The SEC has come under fire lately for its use – some might say overuse – of internal administrative proceedings. The SEC’s use of administrative proceedings and administrative law judges (ALJs) is by no means unique within the federal government. Thirty-four agencies currently have ALJs. Nor is the SEC the heaviest user of administrative proceedings or ALJs; the Social Security Administration has that distinction, with more than 1,300 ALJs according to the most recent data available. The SEC, by comparison, has only five ALJ positions, two of which are recent additions.
The SEC’s ALJs have been in the spotlight due to a provision in Dodd-Frank that expands their ability to impose fines. In the past, the SEC could impose monetary sanctions only on individuals and entities registered with the Commission – typically brokers, investment advisors, and similar entities and their employees. By registering with the SEC, it was reasoned, these individuals and organizations had submitted to the SEC’s jurisdiction. Others could be brought before the SEC’s tribunals for violating federal securities laws, and the ALJs could make findings of fact (that is, decide which side’s version of the facts was correct) and issue cease and desist orders, but could not impose fines. Instead, the SEC’s lawyers would have to bring a separate case in federal district court. Under Dodd-Frank, registered and unregistered persons are treated the same.
Administrative proceedings have their advantages. Like a federal judge, an ALJ can issue subpoenas, hold hearings, and decide cases. Because an ALJ’s cases deal with a very narrow area of law – only that related directly to the ALJ’s agency – the ALJ’s knowledge of that area tends to be deeper than that of a federal judge who hears a broad range of civil and criminal cases. The proceedings before ALJs tend to be somewhat truncated, with fewer procedural requirements than federal district court, allowing the case to be decided more quickly.
While administrative proceedings have some advantages, there are also disadvantages, especially for defendants. There are no juries, which raises questions about the constitutional right to a trial by jury, especially if ALJs impose quasi-criminal sanctions such as imposing fines. (There are, more generally, also constitutional questions about whether there is appropriate separation of powers between the judicial and executive function in agency hearings, and whether the current method of selecting ALJs violates the appointments clause.) The speed with which administrative proceedings move can also disadvantage a defendant; by the time the SEC has filed charges, it has already prepared its case, leaving the defendant to play catch-up. In addition, because the discovery process in administrative proceedings is limited, defendants’ ability to obtain exculpatory documents from the SEC is also limited. Finally, although ALJs are expected to remain neutral in fulfilling their duties, they are a part of the agency whose case they are hearing. Justice demands not only actual impartiality from the court, but the appearance of impartiality as well. As an agency’s ALJs approach a win rate of 100 percent, the appearance of impartiality fades.

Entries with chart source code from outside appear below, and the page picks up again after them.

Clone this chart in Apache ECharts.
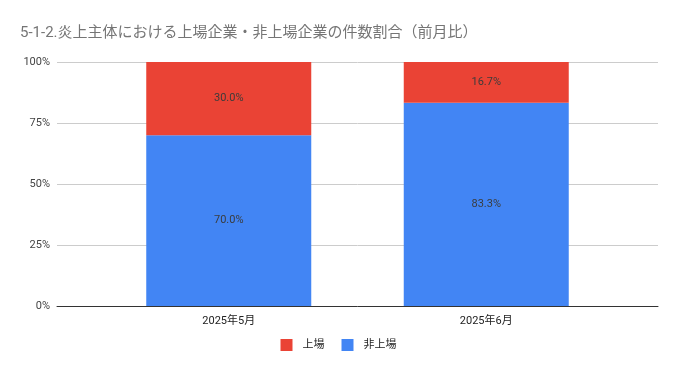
<!DOCTYPE html>
<html>
<head>
<meta charset="utf-8">
<script src="https://cdn.jsdelivr.net/npm/echarts@6/dist/echarts.min.js"></script>
<style>html,body{margin:0;padding:0;background:#fff}#c{width:677px;height:371px}</style>
</head>
<body>
<div id="c"></div>
<script>
const categories = ['2025年5月', '2025年6月'];
const listed = [30.0, 16.7];      // 上場
const unlisted = [70.0, 83.3];    // 非上場
const yTicks = [0, 25, 50, 75, 100];

const font = 'Roboto, "Noto Sans CJK JP", sans-serif';
const chart = echarts.init(document.getElementById('c'));
chart.setOption({
  animation: false,
  textStyle: { fontFamily: font },
  title: {
    text: '5-1-2.炎上主体における上場企業・非上場企業の件数割合（前月比）',
    left: 15, top: 21,
    textStyle: { fontSize: 15, fontWeight: 'normal', color: '#757575', fontFamily: font }
  },
  legend: {
    bottom: 15, left: 'center',
    itemWidth: 12, itemHeight: 12, itemGap: 17,
    icon: 'rect',
    textStyle: { fontSize: 11, color: '#222', fontFamily: font, padding: [0, 0, 0, 5] },
    data: ['上場', '非上場']
  },
  grid: [
    { left: 57, right: 19, top: 62, bottom: 65 },
    { left: 100, right: 62, top: 62, bottom: 65 }
  ],
  xAxis: [
    { gridIndex: 0, type: 'value', min: 0, max: 1, axisLine: { show: true, lineStyle: { color: '#333', width: 1 } },
      axisTick: { show: false }, axisLabel: { show: false }, splitLine: { show: false } },
    { gridIndex: 1, type: 'category', data: categories, axisLine: { show: false }, axisTick: { show: false },
      axisLabel: { fontSize: 11, color: '#222', margin: 10, fontFamily: font } }
  ],
  yAxis: [
    { gridIndex: 0, type: 'value', min: yTicks[0], max: yTicks[yTicks.length - 1], interval: 25,
      axisLabel: { formatter: v => v + '%', fontSize: 11, color: '#444', margin: 7, fontFamily: font },
      axisLine: { show: false }, axisTick: { show: false },
      splitLine: { lineStyle: { color: '#cccccc', width: 1 } } },
    { gridIndex: 1, type: 'value', min: 0, max: 100, show: false, splitLine: { show: false } }
  ],
  series: [
    { name: '非上場', type: 'bar', stack: 's', xAxisIndex: 1, yAxisIndex: 1, data: unlisted, barWidth: 165,
      itemStyle: { color: '#4285F4' },
      label: { show: true, position: 'inside', formatter: p => p.value.toFixed(1) + '%', color: '#3c3c3c', fontSize: 11, fontFamily: font } },
    { name: '上場', type: 'bar', stack: 's', xAxisIndex: 1, yAxisIndex: 1, data: listed, barWidth: 165,
      itemStyle: { color: '#EA4335' },
      label: { show: true, position: 'inside', formatter: p => p.value.toFixed(1) + '%', color: '#3c3c3c', fontSize: 11, fontFamily: font } }
  ]
});
</script>
</body>
</html>
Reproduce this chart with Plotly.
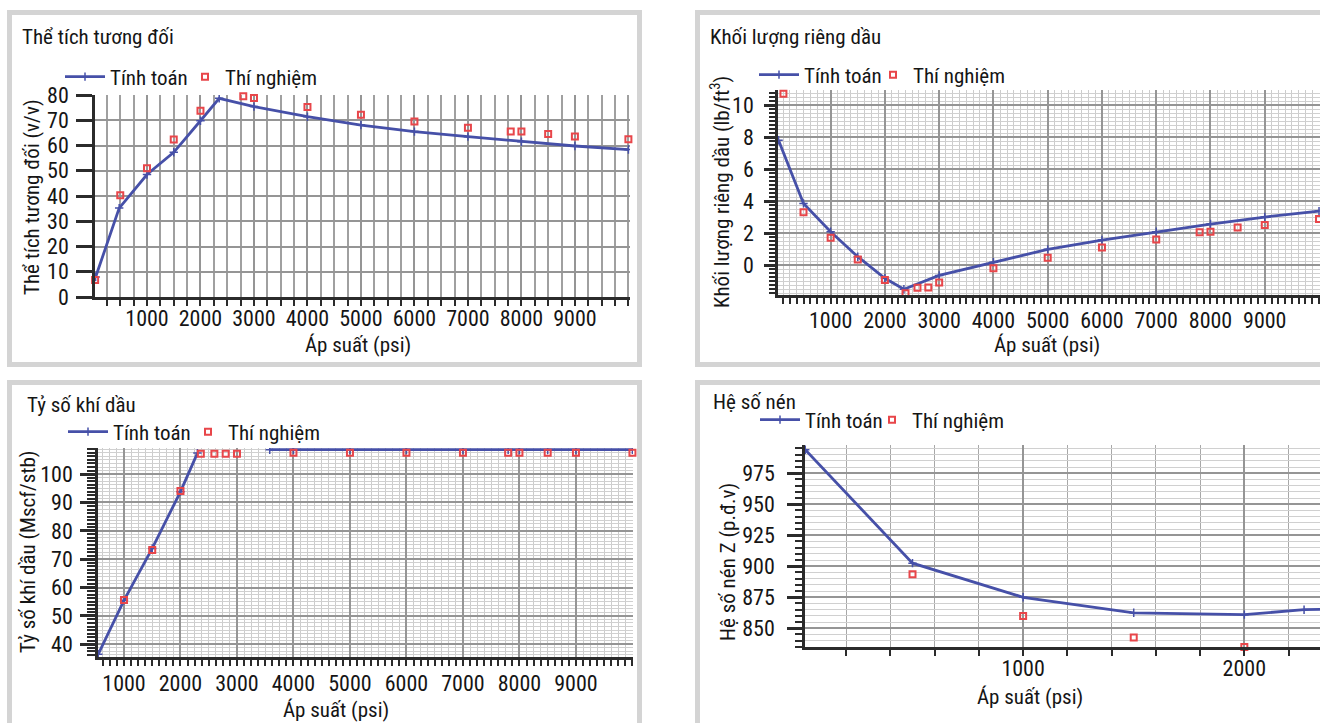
import plotly.graph_objects as go

W, H = 1320, 723

# ---------------- data ----------------
# Panel 1: Thể tích tương đối (v/v)
p1_calc_x = [40, 480, 1000, 1500, 2000, 2350, 3000, 4000, 5000, 6000, 7000, 8000, 9000, 10000]
p1_calc_y = [7.9, 35.2, 48.5, 57.3, 69.8, 78.7, 75.4, 71.4, 68.1, 65.5, 63.5, 61.5, 59.8, 58.4]
p1_exp_x = [30, 500, 1000, 1500, 2000, 2800, 3000, 4000, 5000, 6000, 7000, 7800, 8000, 8500, 9000, 10000]
p1_exp_y = [6.7, 40.3, 51, 62.4, 73.8, 79.5, 78.8, 75.2, 72.2, 69.5, 67.0, 65.5, 65.5, 64.6, 63.6, 62.5]

# Panel 2: Khối lượng riêng dầu (lb/ft3)
p2_calc_x = [40, 500, 1000, 1500, 2000, 2350, 3000, 4000, 5000, 6000, 7000, 8000, 9000, 10000]
p2_calc_y = [7.8, 3.85, 2.08, 0.52, -0.83, -1.52, -0.65, 0.18, 0.98, 1.56, 2.08, 2.56, 3.0, 3.37]
p2_exp_x = [130, 500, 1000, 1500, 2000, 2380, 2600, 2800, 3000, 4000, 5000, 6000, 7000, 7800, 8000, 8500, 9000, 10000]
p2_exp_y = [10.7, 3.3, 1.7, 0.35, -0.94, -1.77, -1.42, -1.4, -1.1, -0.2, 0.46, 1.1, 1.6, 2.04, 2.08, 2.35, 2.5, 2.87]

# Panel 3: Tỷ số khí dầu (Mscf/stb)
p3_calc_x = [545, 1000, 1500, 2000, 2300, 2950, 3580, 4000, 5000, 6000, 7000, 7800, 8000, 8500, 9000, 10000]
p3_calc_y = [36.5, 55.5, 73.8, 93.8, 107.4, None, 108.6, 108.6, 108.6, 108.6, 108.6, 108.6, 108.6, 108.6, 108.6, 108.6]
p3_exp_x = [1000, 1500, 2000, 2360, 2600, 2800, 3000, 4000, 5000, 6000, 7000, 7800, 8000, 8500, 9000, 10000]
p3_exp_y = [55.6, 73.2, 94.0, 107.2, 107.2, 107.2, 107.2, 107.5, 107.5, 107.5, 107.5, 107.5, 107.5, 107.5, 107.5, 107.5]

# Panel 4: Hệ số nén Z (p.đ.v)
p4_calc_x = [15, 500, 1000, 1500, 2000, 2270, 2400]
p4_calc_y = [994, 902.5, 875, 862.5, 861, 865, 865.5]
p4_exp_x = [500, 1000, 1500, 2000]
p4_exp_y = [893.5, 860, 842.5, 835]

press_ticks = [1000, 2000, 3000, 4000, 5000, 6000, 7000, 8000, 9000]

titles = ["Thể tích tương đối", "Khối lượng riêng dầu", "Tỷ số khí dầu", "Hệ số nén"]
ytitles = ["Thể tích tương đối (v/v)", "Khối lượng riêng dầu (lb/ft<sup>3</sup>)",
           "Tỷ số khí dầu (Mscf/stb)", "Hệ số nén Z (p.đ.v)"]
xtitle = "Áp suất (psi)"
name_calc = "Tính toán"
name_exp = "Thí nghiệm"

# ---------------- style ----------------
FONT = "Roboto Condensed, DejaVu Sans Condensed, sans-serif"
BLUE = "#4650a8"
RED = "#e8464a"
TXT = "#151515"
AX = "#2b2b2b"
FRAME = "#d4d4d4"


def px(x):
    return x / W


def py(y):
    return 1 - y / H


fig = go.Figure()

panels = [
    dict(cx=p1_calc_x, cy=p1_calc_y, ex=p1_exp_x, ey=p1_exp_y, ax=""),
    dict(cx=p2_calc_x, cy=p2_calc_y, ex=p2_exp_x, ey=p2_exp_y, ax="2"),
    dict(cx=p3_calc_x, cy=p3_calc_y, ex=p3_exp_x, ey=p3_exp_y, ax="3"),
    dict(cx=p4_calc_x, cy=p4_calc_y, ex=p4_exp_x, ey=p4_exp_y, ax="4"),
]
legend_names = ["legend"] + ["legend%d" % i for i in range(2, 9)]
for i, p in enumerate(panels):
    fig.add_trace(go.Scatter(
        x=p["cx"], y=p["cy"], name=name_calc, mode="lines+markers",
        line=dict(color=BLUE, width=2.8),
        marker=dict(symbol="cross-thin", size=6, line=dict(color=BLUE, width=1.5)),
        xaxis="x" + p["ax"], yaxis="y" + p["ax"], legend=legend_names[2 * i]))
    fig.add_trace(go.Scatter(
        x=p["ex"], y=p["ey"], name=name_exp, mode="markers",
        marker=dict(symbol="square-open", size=6, color=RED, line=dict(color=RED, width=2)),
        xaxis="x" + p["ax"], yaxis="y" + p["ax"], legend=legend_names[2 * i + 1], cliponaxis=False))

# plot-area boxes in pixels (left, right, top, bottom)
boxes = {
    "": (95, 630, 95, 297),
    "2": (778, 1320, 90, 295),
    "3": (98, 633, 448, 657),
    "4": (805, 1320, 445, 647),
}


def xaxis_cfg(key, rng, tickvals, minor_dtick, minor_grid_color, minor_grid_w, standoff):
    l, r, t, b = boxes[key]
    return dict(
        domain=[px(l), px(r)], range=rng, anchor="y" + key, automargin=False,
        tickmode="array", tickvals=tickvals,
        showline=True, linecolor=AX, linewidth=2.5,
        ticks="outside", ticklen=6, tickwidth=2, tickcolor=AX,
        showgrid=True, gridcolor="#959595", gridwidth=1.6,
        minor=dict(tickmode="linear", tick0=0, dtick=minor_dtick, ticks="outside", ticklen=6,
                   tickwidth=2, tickcolor=AX, showgrid=True, gridcolor=minor_grid_color,
                   gridwidth=minor_grid_w),
        tickfont=dict(family=FONT, size=22, color=TXT), ticklabelstandoff=standoff,
        zeroline=False, fixedrange=True)


def yaxis_cfg(key, rng, tickvals, ticklen, minor_dtick, minor_len, minor_grid_color, standoff):
    l, r, t, b = boxes[key]
    return dict(
        domain=[py(b), py(t)], range=rng, anchor="x" + key, automargin=False,
        tickmode="array", tickvals=tickvals,
        showline=True, linecolor=AX, linewidth=2.5,
        ticks="outside", ticklen=ticklen, tickwidth=2.5, tickcolor=AX,
        showgrid=True, gridcolor="#959595", gridwidth=1.6,
        minor=dict(tickmode="linear", tick0=0, dtick=minor_dtick, ticks="outside" if minor_len else "",
                   ticklen=max(minor_len, 1), tickwidth=1.5, tickcolor=AX,
                   showgrid=True, gridcolor=minor_grid_color, gridwidth=1),
        tickfont=dict(family=FONT, size=22, color=TXT), ticklabelstandoff=standoff,
        zeroline=False, fixedrange=True)


fig.update_layout(
    xaxis=xaxis_cfg("", [28, 10030], press_ticks, 250, "#a0a0a0", 1.5, -6),
    yaxis=yaxis_cfg("", [0, 80], [0, 10, 20, 30, 40, 50, 60, 70, 80], 16, 5, 0, "rgba(0,0,0,0)", 3),
    xaxis2=xaxis_cfg("2", [30, 10018], press_ticks, 125, "#cccccc", 1, -2),
    yaxis2=yaxis_cfg("2", [-1.875, 10.94], [0, 2, 4, 6, 8, 10], 11, 0.25, 6, "#d0d0d0", 6),
    xaxis3=xaxis_cfg("3", [540, 10010], press_ticks, 125, "#cccccc", 1, -1),
    yaxis3=yaxis_cfg("3", [35.5, 109.2], [40, 50, 60, 70, 80, 90, 100], 15, 1.25, 8, "#d0d0d0", 3),
    xaxis4=xaxis_cfg("4", [14, 2342], [1000, 2000], 200, "#a8a8a8", 1, -6),
    yaxis4=yaxis_cfg("4", [834.9, 997.8], [850, 875, 900, 925, 950, 975], 15, 5, 7, "#d0d0d0", 8),
)

# legends: (x of box left, y centre, itemwidth); one legend per entry
legend_pos = [(60, 77, 40), (185, 77, 30),
              (754, 75, 40), (873, 75, 30),
              (63, 432, 40), (188, 432, 30),
              (755, 420, 40), (872, 420, 30)]
for lg, (lx, ly, iw) in zip(legend_names, legend_pos):
    fig.update_layout({lg: dict(
        x=px(lx), y=py(ly), xanchor="left", yanchor="middle", orientation="h",
        bgcolor="rgba(255,255,255,0)", borderwidth=0, itemwidth=iw,
        font=dict(family=FONT, size=21, color=TXT))})

# panel frames
frames = [(9.5, 639.5, 12.5, 364.5), (697.5, 1340, 12.5, 364.5),
          (9.5, 639.5, 382.5, 740), (697.5, 1340, 382.5, 740)]
for x0, x1, y0, y1 in frames:
    fig.add_shape(type="rect", xref="paper", yref="paper", x0=px(x0), x1=px(x1), y0=py(y1), y1=py(y0),
                  line=dict(color=FRAME, width=5), fillcolor="rgba(0,0,0,0)", layer="below")

# titles and axis titles (annotations)
title_pos = [(20, 37), (708, 37), (25, 405), (711, 402)]
for t, (tx, ty) in zip(titles, title_pos):
    fig.add_annotation(text=t, x=px(tx), y=py(ty), xref="paper", yref="paper", xanchor="left",
                       yanchor="middle", showarrow=False, font=dict(family=FONT, size=21, color=TXT))

xt_pos = [(358, 345), (1047, 345), (336, 710), (1030, 697)]
for (tx, ty) in xt_pos:
    fig.add_annotation(text=xtitle, x=px(tx), y=py(ty), xref="paper", yref="paper", xanchor="center",
                       yanchor="middle", showarrow=False, font=dict(family=FONT, size=21, color=TXT))

yt_pos = [(32, 197), (720, 192), (28, 552), (728, 562)]
for t, (tx, ty) in zip(ytitles, yt_pos):
    fig.add_annotation(text=t, x=px(tx), y=py(ty), xref="paper", yref="paper", xanchor="center",
                       yanchor="middle", textangle=-90, showarrow=False,
                       font=dict(family=FONT, size=21, color=TXT))

fig.update_layout(width=W, height=H, margin=dict(l=0, r=0, t=0, b=0, pad=0, autoexpand=False),
                  paper_bgcolor="white", plot_bgcolor="white", showlegend=True)

fig.write_html("out.html", config={"displayModeBar": False},
               post_script="document.body.style.margin='0';document.body.style.overflow='hidden';")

Almost certainly in response to the recent criticism, this past Friday the SEC released guidance on how its enforcement division chooses whether to pursue a case in federal district court or before an ALJ. The guidance is vague. In general, the SEC tells us:
There is no rigid formula dictating the choice of forum. The Division considers a number of factors when evaluating the choice of forum and its recommendation depends on the specific facts and circumstances of the case. Not all factors will apply in every case and, in any particular case, some factors may deserve more weight than others, or more weight than they might in another case. Indeed, in some circumstances, a single factor may be sufficiently important to lead to a decision to recommend a particular forum.
These factors include: (1) the availability of the desired claims, legal theories, and forms of relief in each forum; (2) whether any charged party is a registered entity or an individual associated with a registered entity; (3) the cost‐, resource‐, and time‐effectiveness of litigation in each forum; and (4) fair, consistent, and effective resolution of securities law issues and matters. Absent from the guidance is the recognition that it is the “availability of the…claims, legal theories, and forms of relief” that the SEC desires that factors into the determination.
This “guidance” is troubling. The fact that it is unlikely to be unique among federal agencies is also troubling. The agency should not be able to choose to bring the case in the venue where it’s more likely to win (i.e., because it can use “desired…legal theories”). It should not be able to choose a venue because certain “forms of relief” (i.e., punishments) are unavailable in the other venue. To be sure, such “forum shopping” happens even outside of administrative proceedings. A criminal case may be brought in federal court instead of state court because prosecutors believe they are more likely to prevail in federal court. But such concurrent jurisdiction between state and federal court pits two sovereigns – the state and the federal government – against one another, creating certain checks on each other’s power. In the case of an agency’s attorneys choosing an ALJ over a federal district court, you have simply increased the ways in which the government can win.